When i try this the entire JSON message is parsed into a single message field (i.e)

<
{
agentId: "PerfWAG1$dlap-w1intg0319.walgreens.com_37360",
name: "WICUPC",
cacheManagerName: "RT_Article_CacheMgr",
attributes: {
Size: 1066028,
NonStopTimeoutRate: 0,
LocalOffHeapSizeInBytes: 0,
LocalDiskSizeInBytes: 0,
CacheSearchRate: 0,
CacheRemoveRate: 0,
CacheOffHeapMissRate: 0,
CacheOnDiskHitRate: 0,
WriterQueueLength: 0,
CacheOffHeapHitRate: 0,
CacheExpirationRate: 0,
LocalHeapSize: 100,
NonStopFailureRate: 0,
CacheOnDiskMissRate: 0,
CacheInMemoryMissRate: 0,
TransactionCommitRate: 0,
LocalHeapSizeInBytes: 0,
NonStopRejoinTimeoutRate: 0,
TransactionRollbackRate: 0,
CacheHitRate: 0,
CacheEvictionRate: 0,
NonStopSuccessRate: 0,
LocalOffHeapSize: 0,
CacheInMemoryHitRate: 0,
LocalDiskSize: 0,
CacheUpdateRate: 0
}
},
>

< logstash configuration

input {
beats {
port => 5044
}
}

output{
elasticsearch {
hosts => ["localhost9200"]
index => "sample"
}
stdout {
codec => rubydebug
}
}

Am i missing out on anything? Should I configure logstash along with this to get my required output?
I'm new to parsing json data through ELK . It'd be great if someone can help me with this issue.

Thank you in advance.


(Anthony Lazam) #2

Hi Sanjeev,

Is there any reason why you're using multiline?

I suggest to use Filebeat's prospector configuration for JSON (Docs) since you're having JSON object per line.

Also, if you're only parsing data from Filebeat and only to Elasticsearch then I recommand you to look at Pipeline feature of Ingest node (Elasticsearch).


(Sanjeev Ramakrishnan) #3

Hi Anthony Lazam,

Thank you for taking your time to reply back. And sorry for the late response

I was using mutliline so that i can process the data in the logstash end.

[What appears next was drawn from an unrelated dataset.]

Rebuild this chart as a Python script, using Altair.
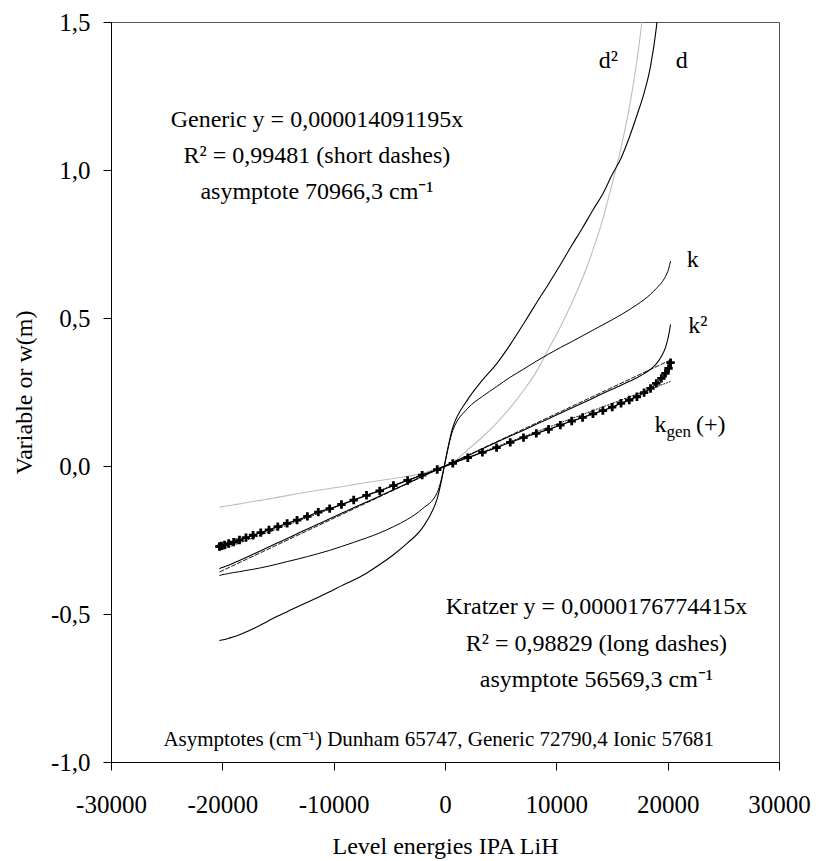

I did use json configuration like they have mentioned in the documentation but I got each line as a separate message as an output, which is not the output we're expecting so I used multiline configuration.

It'd be great if you can suggest me any better way of parsing this nested json.